→ Dataset entries

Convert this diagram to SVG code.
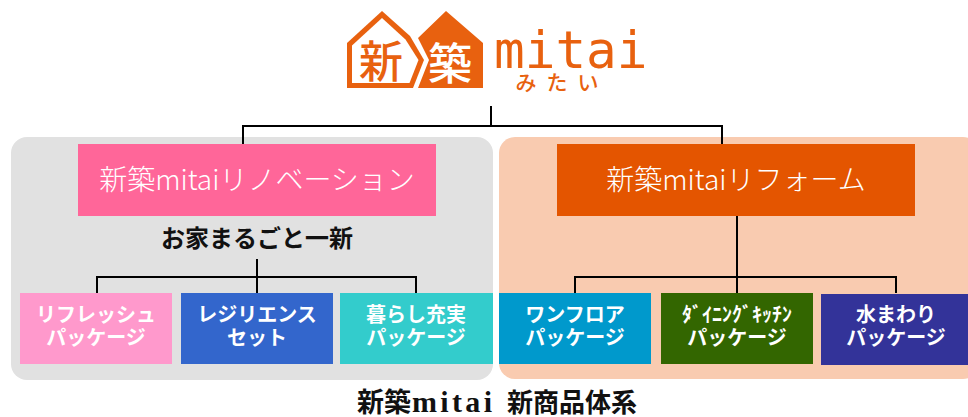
<svg xmlns="http://www.w3.org/2000/svg" width="968" height="417" viewBox="0 0 968 417">
<style>
.ln{fill:none;stroke:#000;stroke-width:2}
.hd{font-family:"Noto Sans CJK JP","Noto Sans",sans-serif;font-weight:300;font-size:28px;fill:#fff;text-anchor:middle}
.bx{font-family:"Noto Sans CJK JP","Noto Sans",sans-serif;font-weight:bold;font-size:20px;fill:#fff;text-anchor:middle}
.lg{fill:#e8610f}
</style>
<rect width="968" height="417" fill="#fff"/>
<g id="panel-renovation"><rect x="11" y="137" width="482" height="243" rx="16" fill="#e1e1e1"/></g>
<g id="panel-reform"><rect x="499" y="137" width="480" height="242" rx="16" fill="#f9cbb0"/></g>
<g id="logo">
<polygon class="lg" points="347,88 347,43 382,11 410,36 424,60 413,88"/>
<polygon fill="#fff" points="352,83 352,45.5 382,18 405.5,39.5 418.5,60 409.5,83"/>
<polygon class="lg" points="418,38 446,11 483,43 483,88 418,88 429,60"/>
<text x="381" y="78" font-family="Noto Sans CJK JP,sans-serif" font-size="44" font-weight="500" fill="#e8610f" text-anchor="middle">新</text>
<text x="450" y="80" font-family="Noto Sans CJK JP,sans-serif" font-size="44" font-weight="500" fill="#fff" text-anchor="middle">築</text>
<text x="494" y="68" font-family="DejaVu Sans Mono,monospace" font-size="51" class="lg">mitai</text>
<text x="562" y="90" font-family="Noto Sans CJK JP,sans-serif" font-size="21" font-weight="500" letter-spacing="10" class="lg" text-anchor="middle">みたい</text>
</g>
<g id="connectors">
<polyline class="ln" points="243,144 243,126 722,126 722,144"/>
<line class="ln" x1="491" y1="106" x2="491" y2="126"/>
<line class="ln" x1="257" y1="259" x2="257" y2="293"/>
<polyline class="ln" points="97,293 97,277 416,277 416,293"/>
<line class="ln" x1="737" y1="216" x2="737" y2="293"/>
<polyline class="ln" points="575,293 575,277 896,277 896,293"/>
</g>
<g id="renovation">
<rect x="78" y="144" width="358" height="72" fill="#ff6699"/>
<text class="hd" x="257" y="190">新築mitaiリノベーション</text>
</g>
<g id="reform">
<rect x="557" y="144" width="358" height="72" fill="#e45500"/>
<text class="hd" x="736" y="190">新築mitaiリフォーム</text>
</g>
<g id="subtitle">
<text x="257" y="247" font-family="Noto Sans CJK JP,sans-serif" font-weight="bold" font-size="24" text-anchor="middle" fill="#111">お家まるごと一新</text>
</g>
<g id="refresh">
<rect x="20" y="293" width="152" height="71" fill="#ff99cc"/>
<text class="bx" x="96" y="322">リフレッシュ</text>
<text class="bx" x="96" y="345">パッケージ</text>
</g>
<g id="resilience">
<rect x="181" y="293" width="152" height="71" fill="#3366cc"/>
<text class="bx" x="257" y="322">レジリエンス</text>
<text class="bx" x="257" y="345">セット</text>
</g>
<g id="kurashi">
<rect x="340" y="293" width="153" height="71" fill="#33cccc"/>
<text class="bx" x="416" y="322">暮らし充実</text>
<text class="bx" x="416" y="345">パッケージ</text>
</g>
<g id="onefloor">
<rect x="499" y="293" width="152" height="71" fill="#0099cc"/>
<text class="bx" x="575" y="322">ワンフロア</text>
<text class="bx" x="575" y="345">パッケージ</text>
</g>
<g id="dining">
<rect x="661" y="293" width="152" height="71" fill="#336600"/>
<text class="bx" x="737" y="322" font-weight="500">ﾀﾞｲﾆﾝｸﾞｷｯﾁﾝ</text>
<text class="bx" x="737" y="345">パッケージ</text>
</g>
<g id="mizumawari">
<rect x="821" y="294" width="152" height="71" fill="#333399"/>
<text class="bx" x="896" y="322">水まわり</text>
<text class="bx" x="896" y="345">パッケージ</text>
</g>
<g id="title">
<text y="412" font-family="Liberation Serif,Noto Sans CJK JP,serif" font-weight="bold" font-size="26" fill="#111"><tspan x="357" font-size="27">新築</tspan><tspan x="412" font-size="30" textLength="80" lengthAdjust="spacing">mitai</tspan><tspan x="507">新商品体系</tspan></text>
</g>
</svg>
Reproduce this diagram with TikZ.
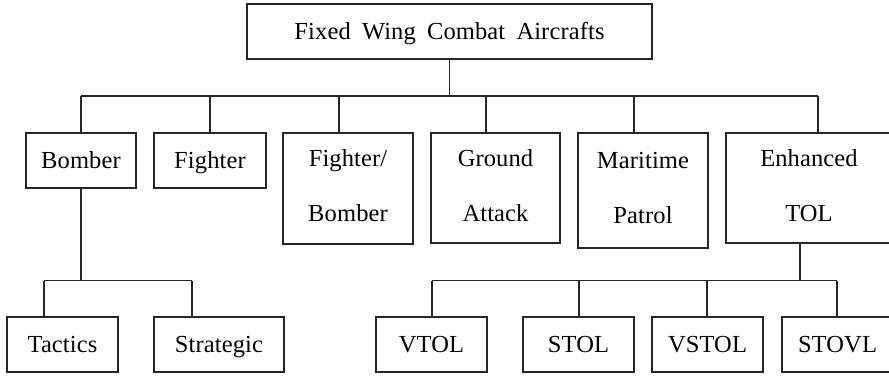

→ Direction
Leaving all pictures aside, quote each record exactly.

→ Response
Convert this diagram to SVG code.
<svg xmlns="http://www.w3.org/2000/svg" width="968" height="417" viewBox="0 0 968 417">
<style>
.ln{fill:none;stroke:#000;stroke-width:2}
.hd{font-family:"Noto Sans CJK JP","Noto Sans",sans-serif;font-weight:300;font-size:28px;fill:#fff;text-anchor:middle}
.bx{font-family:"Noto Sans CJK JP","Noto Sans",sans-serif;font-weight:bold;font-size:20px;fill:#fff;text-anchor:middle}
.lg{fill:#e8610f}
</style>
<rect width="968" height="417" fill="#fff"/>
<g id="panel-renovation"><rect x="11" y="137" width="482" height="243" rx="16" fill="#e1e1e1"/></g>
<g id="panel-reform"><rect x="499" y="137" width="480" height="242" rx="16" fill="#f9cbb0"/></g>
<g id="logo">
<polygon class="lg" points="347,88 347,43 382,11 410,36 424,60 413,88"/>
<polygon fill="#fff" points="352,83 352,45.5 382,18 405.5,39.5 418.5,60 409.5,83"/>
<polygon class="lg" points="418,38 446,11 483,43 483,88 418,88 429,60"/>
<text x="381" y="78" font-family="Noto Sans CJK JP,sans-serif" font-size="44" font-weight="500" fill="#e8610f" text-anchor="middle">新</text>
<text x="450" y="80" font-family="Noto Sans CJK JP,sans-serif" font-size="44" font-weight="500" fill="#fff" text-anchor="middle">築</text>
<text x="494" y="68" font-family="DejaVu Sans Mono,monospace" font-size="51" class="lg">mitai</text>
<text x="562" y="90" font-family="Noto Sans CJK JP,sans-serif" font-size="21" font-weight="500" letter-spacing="10" class="lg" text-anchor="middle">みたい</text>
</g>
<g id="connectors">
<polyline class="ln" points="243,144 243,126 722,126 722,144"/>
<line class="ln" x1="491" y1="106" x2="491" y2="126"/>
<line class="ln" x1="257" y1="259" x2="257" y2="293"/>
<polyline class="ln" points="97,293 97,277 416,277 416,293"/>
<line class="ln" x1="737" y1="216" x2="737" y2="293"/>
<polyline class="ln" points="575,293 575,277 896,277 896,293"/>
</g>
<g id="renovation">
<rect x="78" y="144" width="358" height="72" fill="#ff6699"/>
<text class="hd" x="257" y="190">新築mitaiリノベーション</text>
</g>
<g id="reform">
<rect x="557" y="144" width="358" height="72" fill="#e45500"/>
<text class="hd" x="736" y="190">新築mitaiリフォーム</text>
</g>
<g id="subtitle">
<text x="257" y="247" font-family="Noto Sans CJK JP,sans-serif" font-weight="bold" font-size="24" text-anchor="middle" fill="#111">お家まるごと一新</text>
</g>
<g id="refresh">
<rect x="20" y="293" width="152" height="71" fill="#ff99cc"/>
<text class="bx" x="96" y="322">リフレッシュ</text>
<text class="bx" x="96" y="345">パッケージ</text>
</g>
<g id="resilience">
<rect x="181" y="293" width="152" height="71" fill="#3366cc"/>
<text class="bx" x="257" y="322">レジリエンス</text>
<text class="bx" x="257" y="345">セット</text>
</g>
<g id="kurashi">
<rect x="340" y="293" width="153" height="71" fill="#33cccc"/>
<text class="bx" x="416" y="322">暮らし充実</text>
<text class="bx" x="416" y="345">パッケージ</text>
</g>
<g id="onefloor">
<rect x="499" y="293" width="152" height="71" fill="#0099cc"/>
<text class="bx" x="575" y="322">ワンフロア</text>
<text class="bx" x="575" y="345">パッケージ</text>
</g>
<g id="dining">
<rect x="661" y="293" width="152" height="71" fill="#336600"/>
<text class="bx" x="737" y="322" font-weight="500">ﾀﾞｲﾆﾝｸﾞｷｯﾁﾝ</text>
<text class="bx" x="737" y="345">パッケージ</text>
</g>
<g id="mizumawari">
<rect x="821" y="294" width="152" height="71" fill="#333399"/>
<text class="bx" x="896" y="322">水まわり</text>
<text class="bx" x="896" y="345">パッケージ</text>
</g>
<g id="title">
<text y="412" font-family="Liberation Serif,Noto Sans CJK JP,serif" font-weight="bold" font-size="26" fill="#111"><tspan x="357" font-size="27">新築</tspan><tspan x="412" font-size="30" textLength="80" lengthAdjust="spacing">mitai</tspan><tspan x="507">新商品体系</tspan></text>
</g>
</svg>
Reproduce this diagram with TikZ.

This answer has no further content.